[Items from a dataset]
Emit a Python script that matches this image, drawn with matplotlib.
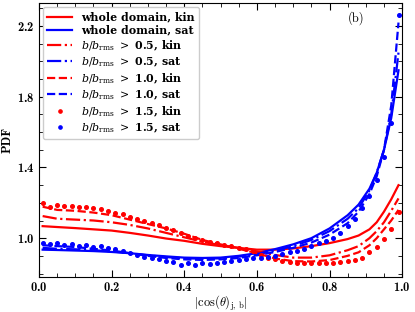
import matplotlib
matplotlib.use("Agg")
import matplotlib.pyplot as plt
import numpy as np
from matplotlib.font_manager import FontProperties
from matplotlib.ticker import MultipleLocator, FixedLocator

plt.rcParams["font.family"] = ["cmb10", "DejaVu Serif"]
plt.rcParams["mathtext.fontset"] = "cm"
plt.rcParams["axes.formatter.use_mathtext"] = True

# x grid for the line curves
x_line = [0.01, 0.05, 0.10, 0.15, 0.20, 0.25, 0.30, 0.35, 0.40, 0.45, 0.50, 0.55,
          0.60, 0.65, 0.70, 0.75, 0.80, 0.85, 0.88, 0.91, 0.93, 0.95, 0.97, 0.99]

whole_kin = [1.068, 1.063, 1.057, 1.050, 1.043, 1.030, 1.015, 0.998, 0.985, 0.968, 0.955, 0.945,
             0.935, 0.935, 0.942, 0.955, 0.972, 0.995, 1.015, 1.050, 1.090, 1.150, 1.220, 1.300]
whole_sat = [0.935, 0.933, 0.930, 0.927, 0.922, 0.915, 0.905, 0.897, 0.890, 0.888, 0.890, 0.900,
             0.915, 0.938, 0.965, 1.000, 1.055, 1.130, 1.190, 1.280, 1.370, 1.500, 1.680, 1.950]
b05_kin = [1.125, 1.110, 1.105, 1.100, 1.090, 1.075, 1.055, 1.030, 1.005, 0.980, 0.960, 0.945,
           0.925, 0.905, 0.890, 0.890, 0.903, 0.932, 0.955, 1.000, 1.040, 1.090, 1.155, 1.225]
b05_sat = [0.945, 0.940, 0.937, 0.932, 0.925, 0.915, 0.903, 0.893, 0.886, 0.884, 0.886, 0.895,
           0.910, 0.930, 0.955, 0.990, 1.040, 1.110, 1.170, 1.270, 1.370, 1.500, 1.700, 2.050]
b10_kin = [1.178, 1.160, 1.155, 1.145, 1.130, 1.105, 1.080, 1.055, 1.025, 0.990, 0.965, 0.940,
           0.915, 0.885, 0.870, 0.868, 0.876, 0.900, 0.920, 0.960, 1.000, 1.050, 1.100, 1.160]
b10_sat = [0.960, 0.955, 0.950, 0.940, 0.930, 0.915, 0.900, 0.888, 0.880, 0.877, 0.880, 0.888,
           0.903, 0.922, 0.945, 0.975, 1.020, 1.085, 1.150, 1.250, 1.350, 1.500, 1.750, 2.220]

# binned points for b/b_rms > 1.5
x_dot = np.arange(0.01, 1.0, 0.02)
b15_kin = [1.200, 1.178, 1.190, 1.180, 1.183, 1.175, 1.178, 1.168, 1.165, 1.155,
           1.145, 1.135, 1.120, 1.110, 1.098, 1.085, 1.075, 1.060, 1.045, 1.030,
           1.010, 1.000, 0.990, 0.980, 0.970, 0.960, 0.955, 0.945, 0.940, 0.925,
           0.905, 0.890, 0.880, 0.872, 0.865, 0.860, 0.858, 0.858, 0.860, 0.860,
           0.862, 0.865, 0.870, 0.878, 0.890, 0.920, 0.950, 0.995, 1.050, 1.150]
b15_sat = [0.975, 0.965, 0.970, 0.960, 0.965, 0.955, 0.960, 0.950, 0.955, 0.945,
           0.940, 0.925, 0.915, 0.905, 0.895, 0.890, 0.880, 0.870, 0.865, 0.848,
           0.860, 0.850, 0.858, 0.852, 0.862, 0.865, 0.870, 0.875, 0.880, 0.885,
           0.890, 0.895, 0.900, 0.910, 0.920, 0.930, 0.940, 0.955, 0.970, 0.985,
           1.000, 1.030, 1.070, 1.110, 1.170, 1.240, 1.330, 1.460, 1.650, 2.260]

fig = plt.figure(figsize=(4.15, 3.12), dpi=100)
ax = fig.add_axes([0.094, 0.112, 0.875, 0.878])

lw = 1.6
ax.plot(x_line, whole_kin, color="red", lw=lw, label="whole domain, kin")
ax.plot(x_line, whole_sat, color="blue", lw=lw, label="whole domain, sat")
ax.plot(x_line, b05_kin, color="red", lw=lw, ls="-.", label=r"$b/b_{\rm rms}\ >\ $0.5, kin")
ax.plot(x_line, b05_sat, color="blue", lw=lw, ls="-.", label=r"$b/b_{\rm rms}\ >\ $0.5, sat")
ax.plot(x_line, b10_kin, color="red", lw=lw, ls="--", label=r"$b/b_{\rm rms}\ >\ $1.0, kin")
ax.plot(x_line, b10_sat, color="blue", lw=lw, ls="--", label=r"$b/b_{\rm rms}\ >\ $1.0, sat")
ax.plot(x_dot, b15_kin, color="red", ls="none", marker="o", ms=2.6, label=r"$b/b_{\rm rms}\ >\ $1.5, kin")
ax.plot(x_dot, b15_sat, color="blue", ls="none", marker="o", ms=2.6, label=r"$b/b_{\rm rms}\ >\ $1.5, sat")

ax.set_xlim(0, 1)
ax.set_ylim(0.78, 2.33)
ax.xaxis.set_major_locator(MultipleLocator(0.2))
ax.xaxis.set_minor_locator(MultipleLocator(0.05))
ax.yaxis.set_major_locator(FixedLocator([1.0, 1.4, 1.8, 2.2]))
ax.yaxis.set_minor_locator(MultipleLocator(0.1))
ax.tick_params(which="both", direction="in", top=True, right=True, labelsize=9)
ax.tick_params(which="major", length=5, width=0.8)
ax.tick_params(which="minor", length=3, width=0.6)
ax.tick_params(axis="x", pad=2.5)
for s in ax.spines.values():
    s.set_linewidth(0.8)

ax.set_xlabel(r"$|\cos(\theta)_{\rm j,\,b}|$", fontsize=9, labelpad=0)
ax.set_ylabel("PDF", fontsize=9, labelpad=2)
ax.text(0.873, 0.945, "(b)", transform=ax.transAxes, ha="center", va="center",
        fontsize=9, family="cmr10")

leg_font = FontProperties(family="DejaVu Serif", weight="bold", size=7.9,
                          math_fontfamily="dejavuserif")
ax.legend(loc="upper left", prop=leg_font, handlelength=2.3, labelspacing=0.22,
          borderpad=0.4, handletextpad=0.8, framealpha=1, numpoints=1,
          markerscale=0.9, borderaxespad=0.35)

fig.savefig("out.png", dpi=100)
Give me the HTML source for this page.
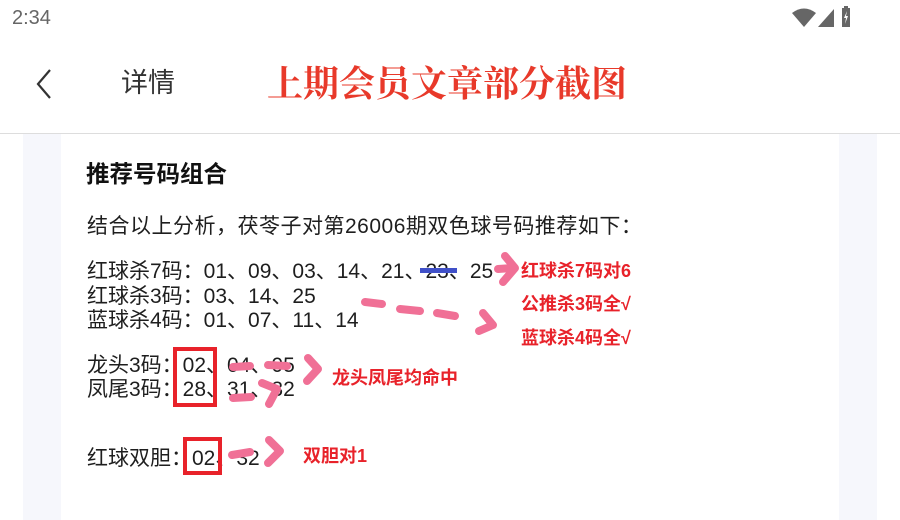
<!DOCTYPE html>
<html><head><meta charset="utf-8">
<style>
body{margin:0;width:900px;height:520px;background:#fff;position:relative;overflow:hidden;font-family:"Liberation Sans","Noto Sans CJK SC",sans-serif;color:#222}
.a{position:absolute;white-space:nowrap;line-height:1}
.t{font-size:21px;color:#1e1e1e}
.r{font-size:18px;font-weight:bold;color:#e8222a}
</style></head><body>
<div class="a" style="left:12px;top:8px;font-size:20px;color:#666">2:34</div>
<svg class="a" style="left:790px;top:0" width="110" height="40">
<path d="M2,13 Q14,4 26,13 L14,27 Z" fill="#666"/>
<path d="M28,27 L44,9 L44,27 Z" fill="#666"/>
<rect x="52" y="8" width="8" height="19" fill="#666"/><rect x="54" y="6" width="4" height="3" fill="#666"/>
<path d="M57,11 L54,18 L56,18 L55,24 L58,16 L56,16 Z" fill="#fff"/>
</svg>
<svg class="a" style="left:30px;top:66px" width="30" height="36"><path d="M20,4 L8,18 L20,32" stroke="#333" stroke-width="2.2" fill="none"/></svg>
<div class="a" style="left:121px;top:70px;font-size:27px;color:#333">详情</div>
<div class="a" style="left:267px;top:64px;font-size:36px;color:#e8392a;font-family:'Noto Serif CJK SC',serif;font-weight:bold">上期会员文章部分截图</div>
<div class="a" style="left:0;top:133px;width:900px;height:1px;background:#ddd"></div>
<div class="a" style="left:23px;top:134px;width:38px;height:386px;background:#f6f7fc"></div>
<div class="a" style="left:839px;top:134px;width:38px;height:386px;background:#f6f7fc"></div>
<div class="a" style="left:86px;top:163px;font-size:23.5px;font-weight:bold;color:#111">推荐号码组合</div>
<div class="a t" style="left:87px;top:216px;letter-spacing:0.5px">结合以上分析，茯苓子对第26006期双色球号码推荐如下：</div>
<div class="a t" style="left:87px;top:261px">红球杀7码：01、09、03、14、21、23、25</div>
<div class="a t" style="left:87px;top:286px">红球杀3码：03、14、25</div>
<div class="a t" style="left:87px;top:310px">蓝球杀4码：01、07、11、14</div>
<div class="a t" style="left:87px;top:355px">龙头3码：02、04、05</div>
<div class="a t" style="left:87px;top:379px">凤尾3码：28、31、32</div>
<div class="a t" style="left:87px;top:448px">红球双胆：02、32</div>
<div class="a r" style="left:521px;top:262px">红球杀7码对6</div>
<div class="a r" style="left:521px;top:295px">公推杀3码全√</div>
<div class="a r" style="left:521px;top:329px">蓝球杀4码全√</div>
<div class="a r" style="left:332px;top:369px">龙头凤尾均命中</div>
<div class="a r" style="left:303px;top:447px">双胆对1</div>
<svg class="a" style="left:0;top:0" width="900" height="520">
<rect x="420" y="268" width="37" height="5" fill="#4050c8"/>
<rect x="175" y="349" width="40" height="56" fill="none" stroke="#e8222a" stroke-width="4"/>
<rect x="185" y="439" width="35" height="34" fill="none" stroke="#e8222a" stroke-width="4"/>
<g stroke="#f07096" stroke-width="8" stroke-linecap="round" stroke-linejoin="round" fill="none">
<path d="M498,269 L512,268"/><path d="M505,256 L515,268 L503,282"/>
<path d="M365,302 L382,304"/><path d="M400,309 L420,311"/><path d="M437,313 L455,316"/><path d="M483,313 L493,325 L479,331"/>
<path d="M233,367 L250,366"/><path d="M268,365 L287,366"/><path d="M308,358 L318,369 L307,381"/>
<path d="M233,398 L251,397"/><path d="M262,383 L277,389 L269,404"/>
<path d="M232,455 L250,452"/><path d="M269,440 L280,451 L268,463"/>
</g>
</svg>
</body></html>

YOUR OBJECTIVE
Please quote exactly the run of lines that starts the entries and ends at the line containing "from matplotlib.ticker import", leaving out every picture.

SOLUTION
Emit a Python script that matches this image, drawn with matplotlib.
import matplotlib
matplotlib.use("Agg")
import matplotlib.pyplot as plt
import numpy as np
from matplotlib.font_manager import FontProperties
from matplotlib.ticker import MultipleLocator, FixedLocator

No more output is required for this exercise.